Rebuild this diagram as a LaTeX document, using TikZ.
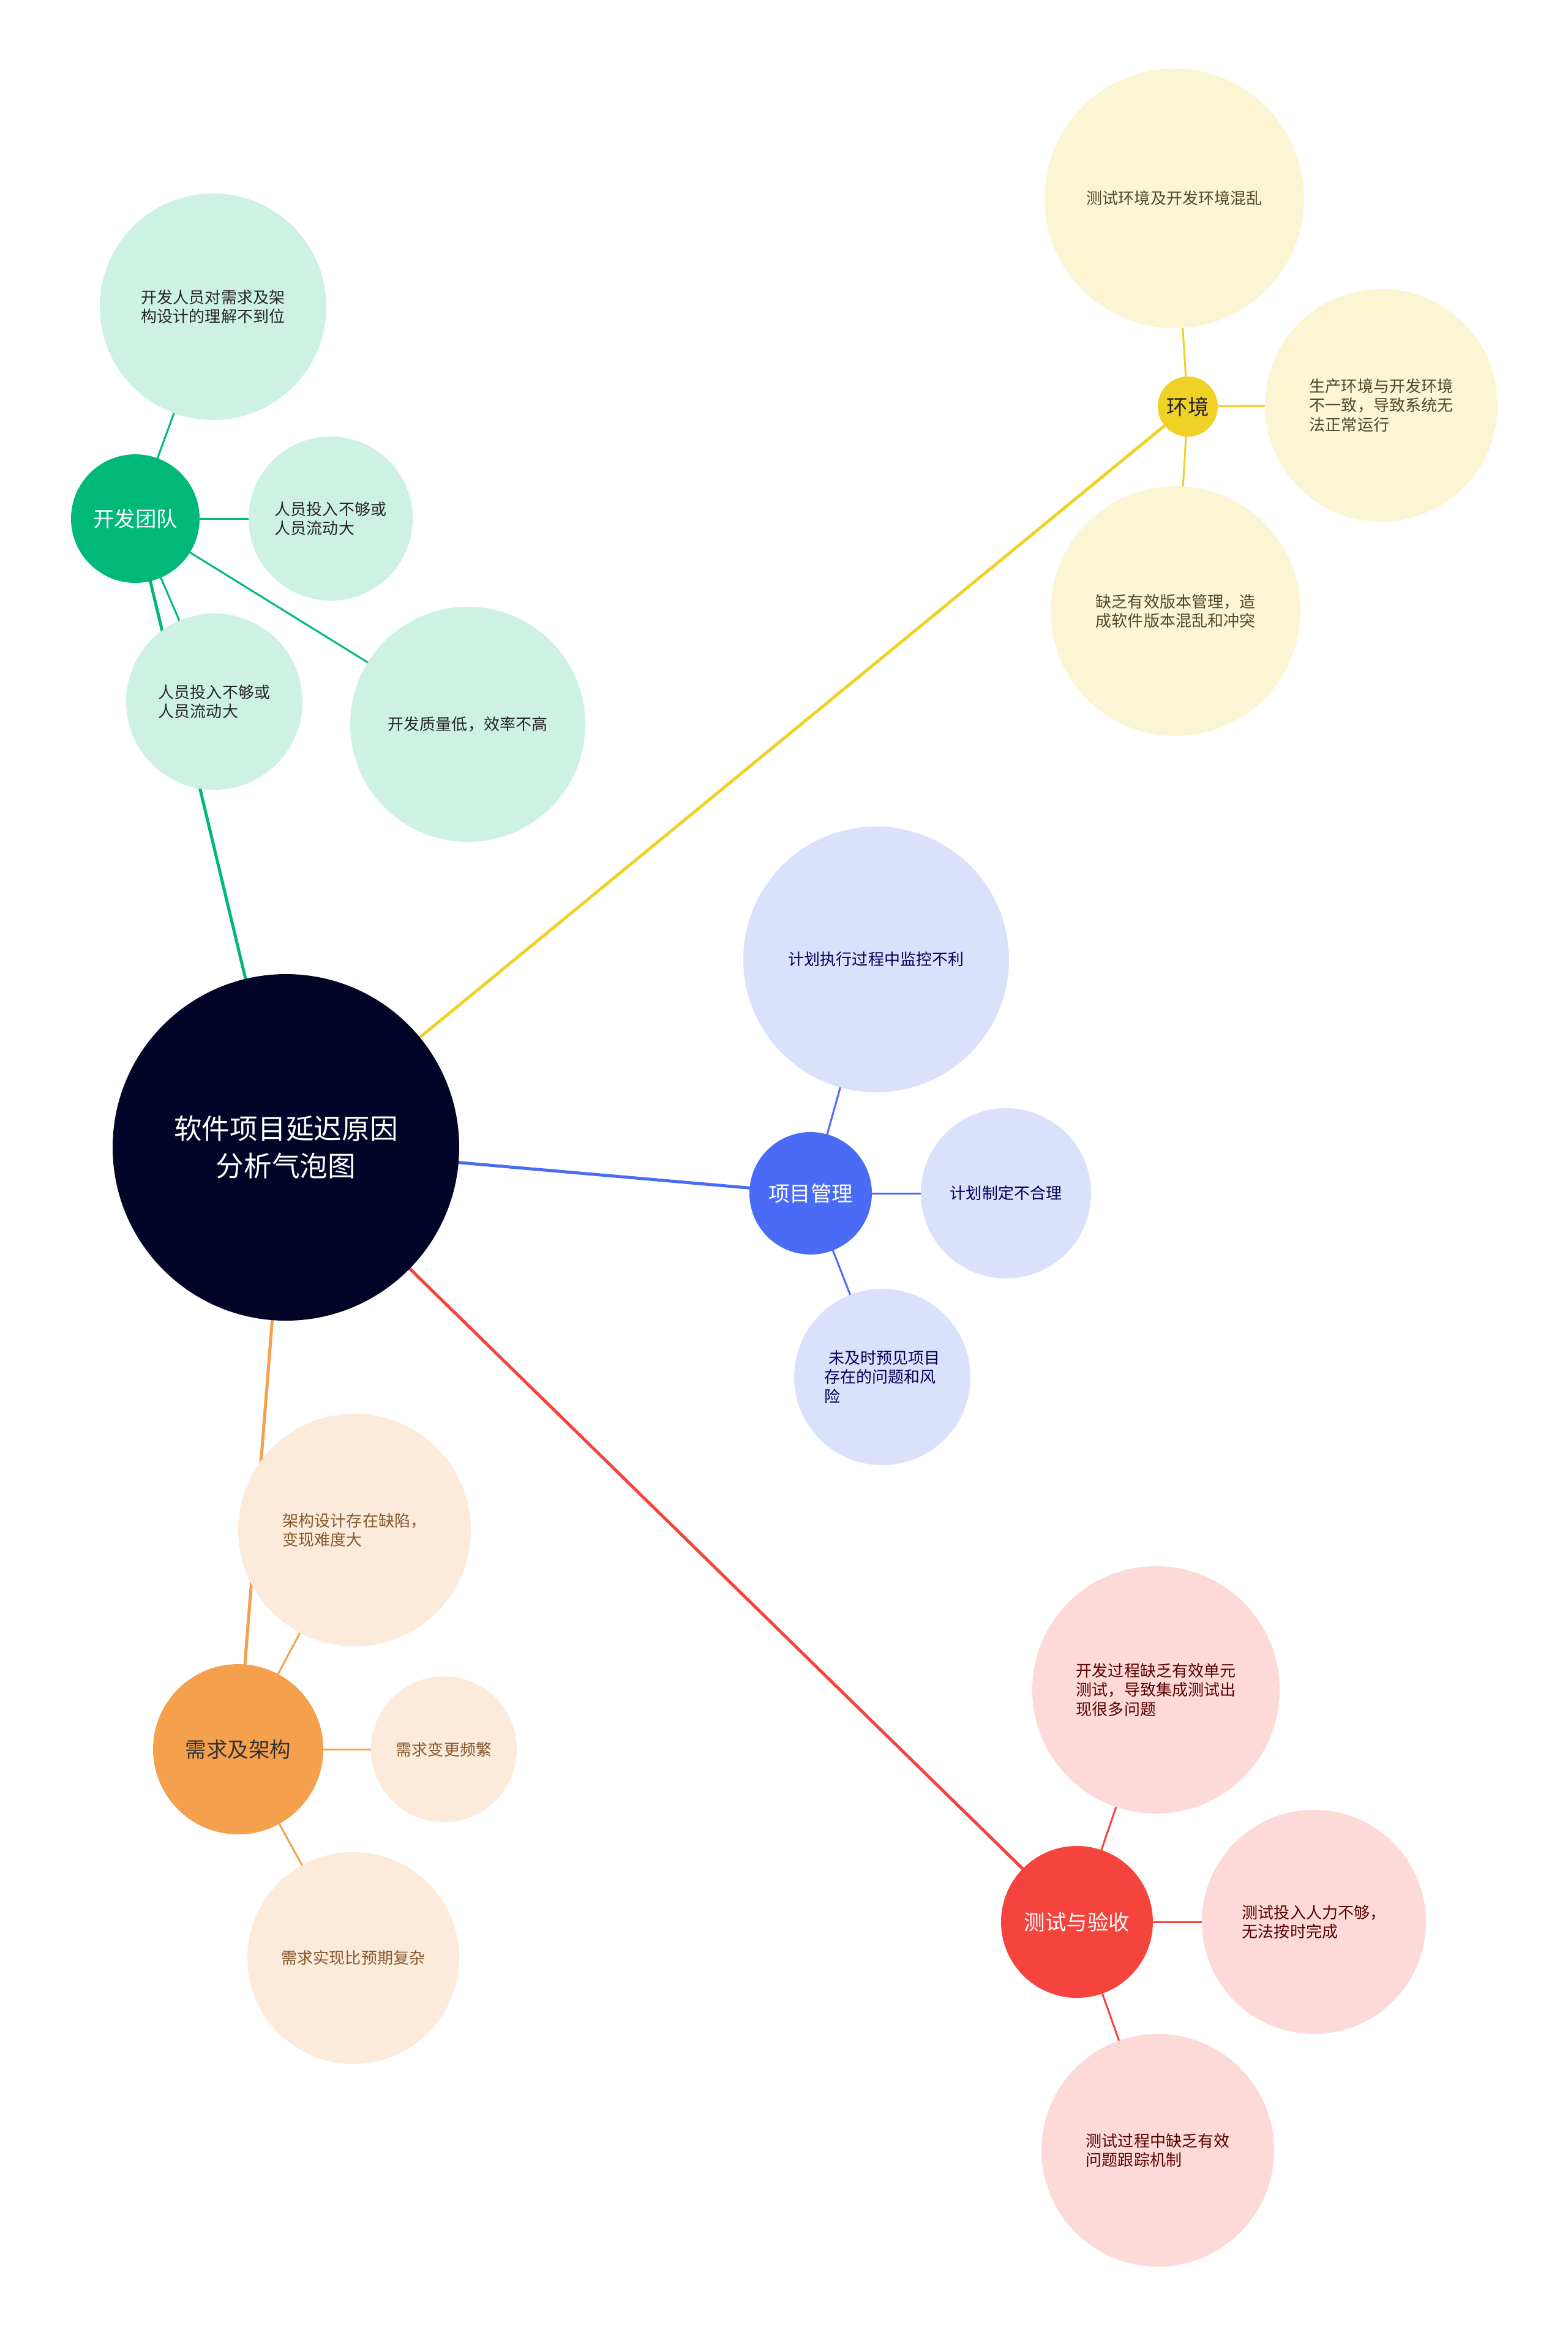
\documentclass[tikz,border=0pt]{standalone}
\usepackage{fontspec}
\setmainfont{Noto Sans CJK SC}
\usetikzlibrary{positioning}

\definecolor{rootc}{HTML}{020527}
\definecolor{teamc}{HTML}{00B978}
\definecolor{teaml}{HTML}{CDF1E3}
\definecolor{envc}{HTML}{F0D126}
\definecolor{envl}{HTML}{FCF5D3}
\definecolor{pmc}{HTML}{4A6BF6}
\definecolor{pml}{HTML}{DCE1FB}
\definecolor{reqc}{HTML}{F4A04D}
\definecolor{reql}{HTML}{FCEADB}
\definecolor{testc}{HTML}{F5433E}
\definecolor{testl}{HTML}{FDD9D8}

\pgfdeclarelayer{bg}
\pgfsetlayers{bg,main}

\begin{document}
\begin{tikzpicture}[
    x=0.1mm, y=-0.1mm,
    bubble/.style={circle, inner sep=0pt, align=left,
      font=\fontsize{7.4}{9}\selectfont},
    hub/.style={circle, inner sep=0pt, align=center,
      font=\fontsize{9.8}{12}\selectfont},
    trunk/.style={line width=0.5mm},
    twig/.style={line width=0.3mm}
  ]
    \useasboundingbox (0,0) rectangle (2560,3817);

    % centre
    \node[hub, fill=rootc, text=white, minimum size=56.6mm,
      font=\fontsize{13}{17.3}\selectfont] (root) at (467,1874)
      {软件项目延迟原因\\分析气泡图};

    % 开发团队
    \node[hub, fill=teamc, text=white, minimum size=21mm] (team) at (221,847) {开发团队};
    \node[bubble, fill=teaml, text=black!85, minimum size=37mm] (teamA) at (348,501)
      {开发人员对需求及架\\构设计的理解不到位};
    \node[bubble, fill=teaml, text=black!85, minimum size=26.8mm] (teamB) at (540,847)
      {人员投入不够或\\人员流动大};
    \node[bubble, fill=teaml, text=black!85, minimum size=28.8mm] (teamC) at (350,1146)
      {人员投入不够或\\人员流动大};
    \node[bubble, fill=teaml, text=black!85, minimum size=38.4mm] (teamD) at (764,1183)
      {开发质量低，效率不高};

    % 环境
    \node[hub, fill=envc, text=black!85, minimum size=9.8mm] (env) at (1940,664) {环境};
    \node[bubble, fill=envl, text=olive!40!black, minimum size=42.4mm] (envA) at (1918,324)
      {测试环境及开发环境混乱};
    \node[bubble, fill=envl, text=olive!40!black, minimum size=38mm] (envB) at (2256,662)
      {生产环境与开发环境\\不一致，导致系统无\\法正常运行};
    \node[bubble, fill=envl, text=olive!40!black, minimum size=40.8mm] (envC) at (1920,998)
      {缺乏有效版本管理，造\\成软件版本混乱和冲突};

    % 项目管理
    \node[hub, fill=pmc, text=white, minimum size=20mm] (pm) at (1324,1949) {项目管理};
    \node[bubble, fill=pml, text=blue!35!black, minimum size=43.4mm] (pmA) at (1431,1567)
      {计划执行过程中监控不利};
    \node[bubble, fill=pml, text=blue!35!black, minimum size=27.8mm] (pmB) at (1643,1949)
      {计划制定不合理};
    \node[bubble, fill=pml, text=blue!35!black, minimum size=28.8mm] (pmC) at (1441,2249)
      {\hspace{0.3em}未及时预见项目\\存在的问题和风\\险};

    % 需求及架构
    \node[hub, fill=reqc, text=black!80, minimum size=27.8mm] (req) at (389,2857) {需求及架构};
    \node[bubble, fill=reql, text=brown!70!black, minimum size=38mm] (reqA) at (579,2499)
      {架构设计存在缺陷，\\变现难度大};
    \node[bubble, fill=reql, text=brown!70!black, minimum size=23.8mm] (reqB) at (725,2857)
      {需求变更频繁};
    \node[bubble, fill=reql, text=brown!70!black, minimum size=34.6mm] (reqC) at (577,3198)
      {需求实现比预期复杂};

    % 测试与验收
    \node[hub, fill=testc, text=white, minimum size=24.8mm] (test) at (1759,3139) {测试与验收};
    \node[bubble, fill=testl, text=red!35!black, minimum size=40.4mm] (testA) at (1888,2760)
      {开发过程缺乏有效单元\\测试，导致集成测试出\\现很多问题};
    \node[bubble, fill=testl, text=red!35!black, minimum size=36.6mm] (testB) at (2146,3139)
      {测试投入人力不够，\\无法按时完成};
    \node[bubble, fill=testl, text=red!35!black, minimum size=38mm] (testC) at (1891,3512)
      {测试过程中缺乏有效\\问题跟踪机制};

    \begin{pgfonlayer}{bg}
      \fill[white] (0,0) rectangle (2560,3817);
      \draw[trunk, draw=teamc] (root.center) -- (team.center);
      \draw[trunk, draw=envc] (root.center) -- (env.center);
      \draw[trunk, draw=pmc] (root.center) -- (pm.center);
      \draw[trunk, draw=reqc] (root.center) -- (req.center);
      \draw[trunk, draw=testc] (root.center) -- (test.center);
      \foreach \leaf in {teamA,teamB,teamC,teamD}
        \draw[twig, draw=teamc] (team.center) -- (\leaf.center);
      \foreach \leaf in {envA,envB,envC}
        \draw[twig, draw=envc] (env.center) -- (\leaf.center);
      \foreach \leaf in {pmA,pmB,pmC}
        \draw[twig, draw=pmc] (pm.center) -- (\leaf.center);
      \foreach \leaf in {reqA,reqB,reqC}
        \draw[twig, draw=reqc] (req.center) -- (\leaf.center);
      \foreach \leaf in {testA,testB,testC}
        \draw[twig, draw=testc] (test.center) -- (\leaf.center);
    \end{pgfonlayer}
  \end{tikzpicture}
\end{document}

******

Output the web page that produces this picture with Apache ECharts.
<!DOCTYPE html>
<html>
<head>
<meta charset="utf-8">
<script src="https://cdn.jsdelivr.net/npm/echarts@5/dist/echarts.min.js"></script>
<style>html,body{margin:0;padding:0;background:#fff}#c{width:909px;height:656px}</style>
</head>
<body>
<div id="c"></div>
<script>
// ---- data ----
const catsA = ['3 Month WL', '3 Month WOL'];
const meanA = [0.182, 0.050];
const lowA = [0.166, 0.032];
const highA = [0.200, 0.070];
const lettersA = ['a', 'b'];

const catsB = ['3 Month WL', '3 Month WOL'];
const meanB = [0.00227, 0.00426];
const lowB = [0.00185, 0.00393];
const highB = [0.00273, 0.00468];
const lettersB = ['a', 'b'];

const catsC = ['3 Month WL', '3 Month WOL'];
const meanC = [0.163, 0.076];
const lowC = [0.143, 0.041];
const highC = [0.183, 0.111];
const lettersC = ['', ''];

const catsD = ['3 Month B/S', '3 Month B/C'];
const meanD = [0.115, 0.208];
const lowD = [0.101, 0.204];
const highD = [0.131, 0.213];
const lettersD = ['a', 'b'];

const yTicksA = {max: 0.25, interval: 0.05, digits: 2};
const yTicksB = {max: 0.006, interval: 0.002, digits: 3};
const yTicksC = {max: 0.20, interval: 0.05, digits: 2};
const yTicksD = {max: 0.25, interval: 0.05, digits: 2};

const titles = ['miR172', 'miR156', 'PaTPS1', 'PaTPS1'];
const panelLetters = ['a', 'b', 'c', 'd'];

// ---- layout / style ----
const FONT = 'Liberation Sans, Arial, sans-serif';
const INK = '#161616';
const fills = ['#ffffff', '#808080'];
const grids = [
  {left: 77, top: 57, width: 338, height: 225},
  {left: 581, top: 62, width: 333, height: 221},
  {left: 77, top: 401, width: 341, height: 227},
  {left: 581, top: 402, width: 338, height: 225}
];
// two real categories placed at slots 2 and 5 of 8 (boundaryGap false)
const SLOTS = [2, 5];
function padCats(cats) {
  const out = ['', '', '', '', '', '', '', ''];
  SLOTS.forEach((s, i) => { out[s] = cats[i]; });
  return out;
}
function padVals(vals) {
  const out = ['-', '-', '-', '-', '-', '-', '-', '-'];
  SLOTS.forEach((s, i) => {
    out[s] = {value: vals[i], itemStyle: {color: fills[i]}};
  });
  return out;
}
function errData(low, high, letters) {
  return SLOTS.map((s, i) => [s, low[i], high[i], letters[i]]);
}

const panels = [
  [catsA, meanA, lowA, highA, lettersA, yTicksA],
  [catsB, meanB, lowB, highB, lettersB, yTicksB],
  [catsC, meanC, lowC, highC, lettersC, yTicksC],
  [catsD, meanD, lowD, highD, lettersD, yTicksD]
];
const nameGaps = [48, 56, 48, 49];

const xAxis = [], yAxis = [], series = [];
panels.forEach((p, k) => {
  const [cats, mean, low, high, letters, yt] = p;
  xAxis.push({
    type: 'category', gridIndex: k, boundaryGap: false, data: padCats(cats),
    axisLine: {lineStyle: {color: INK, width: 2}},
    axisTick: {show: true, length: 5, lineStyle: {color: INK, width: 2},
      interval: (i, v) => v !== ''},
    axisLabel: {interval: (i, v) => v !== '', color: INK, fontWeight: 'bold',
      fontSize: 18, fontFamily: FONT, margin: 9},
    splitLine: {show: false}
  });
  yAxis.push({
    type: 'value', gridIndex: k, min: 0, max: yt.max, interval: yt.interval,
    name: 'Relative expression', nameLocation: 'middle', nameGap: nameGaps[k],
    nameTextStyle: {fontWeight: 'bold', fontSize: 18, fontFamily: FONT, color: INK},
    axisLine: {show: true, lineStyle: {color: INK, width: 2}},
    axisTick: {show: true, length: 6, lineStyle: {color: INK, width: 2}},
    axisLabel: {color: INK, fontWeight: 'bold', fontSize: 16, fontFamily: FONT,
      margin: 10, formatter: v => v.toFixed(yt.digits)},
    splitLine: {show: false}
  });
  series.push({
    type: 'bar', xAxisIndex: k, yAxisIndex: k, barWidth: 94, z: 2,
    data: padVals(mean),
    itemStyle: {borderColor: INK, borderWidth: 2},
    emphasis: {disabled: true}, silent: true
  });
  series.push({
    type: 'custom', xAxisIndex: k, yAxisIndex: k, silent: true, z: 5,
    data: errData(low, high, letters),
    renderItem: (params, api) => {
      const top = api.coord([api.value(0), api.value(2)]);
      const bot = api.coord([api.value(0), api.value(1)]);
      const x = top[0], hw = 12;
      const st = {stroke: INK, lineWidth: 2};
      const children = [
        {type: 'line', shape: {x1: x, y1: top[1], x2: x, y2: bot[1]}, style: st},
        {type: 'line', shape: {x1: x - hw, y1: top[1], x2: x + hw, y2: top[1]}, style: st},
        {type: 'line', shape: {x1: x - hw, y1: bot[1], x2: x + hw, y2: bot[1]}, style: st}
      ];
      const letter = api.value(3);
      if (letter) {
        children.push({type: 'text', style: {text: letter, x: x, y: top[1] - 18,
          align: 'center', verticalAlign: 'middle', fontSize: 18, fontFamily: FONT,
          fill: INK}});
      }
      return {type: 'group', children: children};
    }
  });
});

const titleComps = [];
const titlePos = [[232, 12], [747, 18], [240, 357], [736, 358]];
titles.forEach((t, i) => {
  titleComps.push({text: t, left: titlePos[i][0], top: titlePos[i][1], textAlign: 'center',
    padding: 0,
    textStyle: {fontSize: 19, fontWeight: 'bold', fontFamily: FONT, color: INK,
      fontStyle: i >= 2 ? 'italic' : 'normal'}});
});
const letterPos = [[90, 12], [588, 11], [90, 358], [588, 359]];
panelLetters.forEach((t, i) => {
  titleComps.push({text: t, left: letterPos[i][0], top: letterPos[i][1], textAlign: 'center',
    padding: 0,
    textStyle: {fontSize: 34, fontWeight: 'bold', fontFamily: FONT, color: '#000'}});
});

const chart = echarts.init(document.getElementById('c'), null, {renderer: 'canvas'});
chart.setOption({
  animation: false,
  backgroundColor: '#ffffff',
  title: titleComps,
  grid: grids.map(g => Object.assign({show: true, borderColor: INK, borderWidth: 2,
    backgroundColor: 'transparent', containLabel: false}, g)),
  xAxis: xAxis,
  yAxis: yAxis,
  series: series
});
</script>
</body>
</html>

******

What the exercise asks —
Set out every line from the material that contains the string "this".

Reply to the task —
Rebuild this diagram as a LaTeX document, using TikZ.
Output the web page that produces this picture with Apache ECharts.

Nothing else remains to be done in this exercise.